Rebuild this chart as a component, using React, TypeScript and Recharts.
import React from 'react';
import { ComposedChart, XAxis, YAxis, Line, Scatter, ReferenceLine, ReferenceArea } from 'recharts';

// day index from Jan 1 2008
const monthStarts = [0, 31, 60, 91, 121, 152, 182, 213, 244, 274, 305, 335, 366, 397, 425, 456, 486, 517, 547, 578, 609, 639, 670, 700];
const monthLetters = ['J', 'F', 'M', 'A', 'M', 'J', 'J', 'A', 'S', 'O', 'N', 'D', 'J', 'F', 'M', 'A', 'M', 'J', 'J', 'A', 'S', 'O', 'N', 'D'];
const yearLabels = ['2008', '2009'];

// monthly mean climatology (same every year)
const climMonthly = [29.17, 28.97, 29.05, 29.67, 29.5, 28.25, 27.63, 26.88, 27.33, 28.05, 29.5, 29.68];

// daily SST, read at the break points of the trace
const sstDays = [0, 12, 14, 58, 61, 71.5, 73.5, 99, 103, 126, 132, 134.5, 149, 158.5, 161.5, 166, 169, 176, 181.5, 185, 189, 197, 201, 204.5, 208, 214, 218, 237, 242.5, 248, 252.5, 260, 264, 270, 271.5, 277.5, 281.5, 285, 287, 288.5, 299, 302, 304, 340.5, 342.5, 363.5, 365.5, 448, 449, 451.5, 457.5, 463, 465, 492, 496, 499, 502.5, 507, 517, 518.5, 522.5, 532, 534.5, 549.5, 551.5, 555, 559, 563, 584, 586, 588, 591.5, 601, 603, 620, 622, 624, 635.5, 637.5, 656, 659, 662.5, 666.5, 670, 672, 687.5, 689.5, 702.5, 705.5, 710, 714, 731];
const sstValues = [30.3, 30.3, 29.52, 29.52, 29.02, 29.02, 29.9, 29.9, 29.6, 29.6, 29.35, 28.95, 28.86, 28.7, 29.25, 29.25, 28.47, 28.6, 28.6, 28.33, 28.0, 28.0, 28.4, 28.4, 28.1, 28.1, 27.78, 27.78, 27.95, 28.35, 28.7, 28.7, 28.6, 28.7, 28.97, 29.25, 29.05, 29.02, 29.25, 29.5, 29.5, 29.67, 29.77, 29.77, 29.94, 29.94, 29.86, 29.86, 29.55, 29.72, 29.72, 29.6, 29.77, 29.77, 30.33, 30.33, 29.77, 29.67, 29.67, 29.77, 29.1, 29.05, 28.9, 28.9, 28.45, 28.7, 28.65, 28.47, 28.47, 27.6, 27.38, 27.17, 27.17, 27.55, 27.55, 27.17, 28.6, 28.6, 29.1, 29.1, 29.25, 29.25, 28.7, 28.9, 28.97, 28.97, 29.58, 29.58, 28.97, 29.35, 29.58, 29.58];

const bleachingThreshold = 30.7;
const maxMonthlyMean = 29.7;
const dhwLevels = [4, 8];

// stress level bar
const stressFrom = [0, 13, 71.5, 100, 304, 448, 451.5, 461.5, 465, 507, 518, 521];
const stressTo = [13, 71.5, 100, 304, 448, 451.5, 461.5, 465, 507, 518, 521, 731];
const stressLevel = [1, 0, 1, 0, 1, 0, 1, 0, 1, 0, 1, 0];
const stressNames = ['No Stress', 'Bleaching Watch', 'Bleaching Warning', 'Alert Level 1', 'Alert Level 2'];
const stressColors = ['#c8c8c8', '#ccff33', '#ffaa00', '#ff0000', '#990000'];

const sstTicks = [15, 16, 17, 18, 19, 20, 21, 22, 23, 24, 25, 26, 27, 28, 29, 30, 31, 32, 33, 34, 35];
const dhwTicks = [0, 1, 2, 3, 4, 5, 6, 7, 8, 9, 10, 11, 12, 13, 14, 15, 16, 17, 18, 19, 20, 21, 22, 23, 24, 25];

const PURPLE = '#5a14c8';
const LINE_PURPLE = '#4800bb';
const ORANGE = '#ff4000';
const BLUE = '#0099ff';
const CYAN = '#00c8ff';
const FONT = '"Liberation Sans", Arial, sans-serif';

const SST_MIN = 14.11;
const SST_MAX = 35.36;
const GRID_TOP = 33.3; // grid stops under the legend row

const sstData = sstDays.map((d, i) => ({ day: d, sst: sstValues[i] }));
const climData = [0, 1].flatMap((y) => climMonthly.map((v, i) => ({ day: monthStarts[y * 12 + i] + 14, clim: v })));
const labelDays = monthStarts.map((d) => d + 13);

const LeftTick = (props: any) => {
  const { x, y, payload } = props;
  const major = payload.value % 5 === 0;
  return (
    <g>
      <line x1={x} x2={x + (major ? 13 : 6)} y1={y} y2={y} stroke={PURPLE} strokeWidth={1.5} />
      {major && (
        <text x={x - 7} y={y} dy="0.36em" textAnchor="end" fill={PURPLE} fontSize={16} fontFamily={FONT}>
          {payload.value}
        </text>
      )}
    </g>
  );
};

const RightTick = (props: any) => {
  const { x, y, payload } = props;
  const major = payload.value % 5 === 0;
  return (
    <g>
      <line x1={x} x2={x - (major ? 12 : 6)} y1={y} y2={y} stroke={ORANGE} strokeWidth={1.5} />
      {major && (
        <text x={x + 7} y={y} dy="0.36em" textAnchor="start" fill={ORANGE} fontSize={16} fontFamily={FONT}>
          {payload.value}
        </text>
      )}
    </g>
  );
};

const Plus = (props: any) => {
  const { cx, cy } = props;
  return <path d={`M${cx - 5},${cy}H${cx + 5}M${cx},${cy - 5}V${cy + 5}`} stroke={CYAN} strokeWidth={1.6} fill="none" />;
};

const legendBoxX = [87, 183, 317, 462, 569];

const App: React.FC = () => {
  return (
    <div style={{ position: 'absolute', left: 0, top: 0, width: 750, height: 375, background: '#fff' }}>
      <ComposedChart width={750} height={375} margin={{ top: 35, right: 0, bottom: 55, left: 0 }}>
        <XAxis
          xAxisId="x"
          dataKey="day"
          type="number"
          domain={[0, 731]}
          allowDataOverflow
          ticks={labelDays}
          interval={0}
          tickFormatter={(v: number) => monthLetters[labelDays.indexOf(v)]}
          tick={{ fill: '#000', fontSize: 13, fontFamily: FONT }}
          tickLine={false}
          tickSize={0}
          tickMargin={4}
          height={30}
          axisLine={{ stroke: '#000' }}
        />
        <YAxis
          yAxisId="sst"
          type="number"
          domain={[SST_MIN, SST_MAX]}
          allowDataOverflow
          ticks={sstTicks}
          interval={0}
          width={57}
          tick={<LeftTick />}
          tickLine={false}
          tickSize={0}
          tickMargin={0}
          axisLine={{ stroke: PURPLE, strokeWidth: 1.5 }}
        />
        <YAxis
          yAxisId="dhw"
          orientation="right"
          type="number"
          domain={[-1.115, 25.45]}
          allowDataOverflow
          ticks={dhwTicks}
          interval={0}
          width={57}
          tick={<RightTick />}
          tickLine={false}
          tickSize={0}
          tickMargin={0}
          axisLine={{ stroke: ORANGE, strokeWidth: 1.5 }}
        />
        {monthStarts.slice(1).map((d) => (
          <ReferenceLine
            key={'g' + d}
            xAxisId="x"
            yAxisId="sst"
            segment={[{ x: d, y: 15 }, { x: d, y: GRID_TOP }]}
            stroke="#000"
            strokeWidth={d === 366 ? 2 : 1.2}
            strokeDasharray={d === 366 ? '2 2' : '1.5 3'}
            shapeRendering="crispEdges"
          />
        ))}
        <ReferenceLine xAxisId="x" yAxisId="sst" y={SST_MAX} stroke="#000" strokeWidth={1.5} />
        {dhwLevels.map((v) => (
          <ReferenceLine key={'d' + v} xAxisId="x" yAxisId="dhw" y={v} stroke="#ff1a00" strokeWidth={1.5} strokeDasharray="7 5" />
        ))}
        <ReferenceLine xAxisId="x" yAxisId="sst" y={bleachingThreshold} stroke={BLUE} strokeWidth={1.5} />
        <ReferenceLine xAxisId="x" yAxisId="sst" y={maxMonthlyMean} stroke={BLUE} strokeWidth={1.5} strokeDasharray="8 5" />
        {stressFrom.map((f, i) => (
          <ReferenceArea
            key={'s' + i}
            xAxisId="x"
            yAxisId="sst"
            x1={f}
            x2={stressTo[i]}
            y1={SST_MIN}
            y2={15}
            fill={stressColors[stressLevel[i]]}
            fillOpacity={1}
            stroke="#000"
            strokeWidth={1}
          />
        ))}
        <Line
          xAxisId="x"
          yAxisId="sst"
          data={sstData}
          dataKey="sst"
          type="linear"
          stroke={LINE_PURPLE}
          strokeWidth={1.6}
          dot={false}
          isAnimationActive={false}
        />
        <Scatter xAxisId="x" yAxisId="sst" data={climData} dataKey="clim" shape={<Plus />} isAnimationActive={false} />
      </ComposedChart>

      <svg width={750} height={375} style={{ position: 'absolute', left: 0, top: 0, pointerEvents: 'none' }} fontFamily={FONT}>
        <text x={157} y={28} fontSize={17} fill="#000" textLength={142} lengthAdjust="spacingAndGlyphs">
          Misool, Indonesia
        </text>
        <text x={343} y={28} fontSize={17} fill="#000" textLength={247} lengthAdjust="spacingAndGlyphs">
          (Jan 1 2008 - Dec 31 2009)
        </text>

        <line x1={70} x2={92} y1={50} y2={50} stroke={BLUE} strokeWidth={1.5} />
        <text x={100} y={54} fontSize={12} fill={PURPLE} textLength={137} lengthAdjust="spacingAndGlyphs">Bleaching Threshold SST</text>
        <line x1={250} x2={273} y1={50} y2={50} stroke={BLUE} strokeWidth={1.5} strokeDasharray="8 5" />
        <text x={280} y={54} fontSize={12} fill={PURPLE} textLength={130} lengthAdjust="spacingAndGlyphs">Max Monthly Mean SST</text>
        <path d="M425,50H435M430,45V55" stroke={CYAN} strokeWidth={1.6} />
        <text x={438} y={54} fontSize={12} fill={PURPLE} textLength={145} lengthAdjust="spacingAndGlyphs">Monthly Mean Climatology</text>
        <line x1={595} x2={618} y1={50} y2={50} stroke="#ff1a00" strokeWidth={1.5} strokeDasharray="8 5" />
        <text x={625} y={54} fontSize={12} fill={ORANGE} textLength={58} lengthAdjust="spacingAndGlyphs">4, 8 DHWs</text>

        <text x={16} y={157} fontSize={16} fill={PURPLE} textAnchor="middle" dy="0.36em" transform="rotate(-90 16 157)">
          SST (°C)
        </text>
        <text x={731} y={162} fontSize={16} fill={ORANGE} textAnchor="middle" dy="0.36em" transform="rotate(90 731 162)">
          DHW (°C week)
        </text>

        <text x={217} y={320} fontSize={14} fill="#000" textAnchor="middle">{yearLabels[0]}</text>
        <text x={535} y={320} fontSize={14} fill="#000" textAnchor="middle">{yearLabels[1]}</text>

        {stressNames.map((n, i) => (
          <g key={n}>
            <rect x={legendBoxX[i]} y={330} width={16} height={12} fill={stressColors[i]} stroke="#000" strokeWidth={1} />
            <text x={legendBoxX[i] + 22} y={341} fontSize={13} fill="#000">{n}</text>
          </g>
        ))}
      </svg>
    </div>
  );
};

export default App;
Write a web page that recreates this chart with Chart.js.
────────────────
Written task | Lines from the start of the material above through the line containing "28.05, 29.5, 29.68];" are to be duplicated exactly, and only those.

Task solution |
Rebuild this chart as a component, using React, TypeScript and Recharts.
import React from 'react';
import { ComposedChart, XAxis, YAxis, Line, Scatter, ReferenceLine, ReferenceArea } from 'recharts';

// day index from Jan 1 2008
const monthStarts = [0, 31, 60, 91, 121, 152, 182, 213, 244, 274, 305, 335, 366, 397, 425, 456, 486, 517, 547, 578, 609, 639, 670, 700];
const monthLetters = ['J', 'F', 'M', 'A', 'M', 'J', 'J', 'A', 'S', 'O', 'N', 'D', 'J', 'F', 'M', 'A', 'M', 'J', 'J', 'A', 'S', 'O', 'N', 'D'];
const yearLabels = ['2008', '2009'];

// monthly mean climatology (same every year)
const climMonthly = [29.17, 28.97, 29.05, 29.67, 29.5, 28.25, 27.63, 26.88, 27.33, 28.05, 29.5, 29.68];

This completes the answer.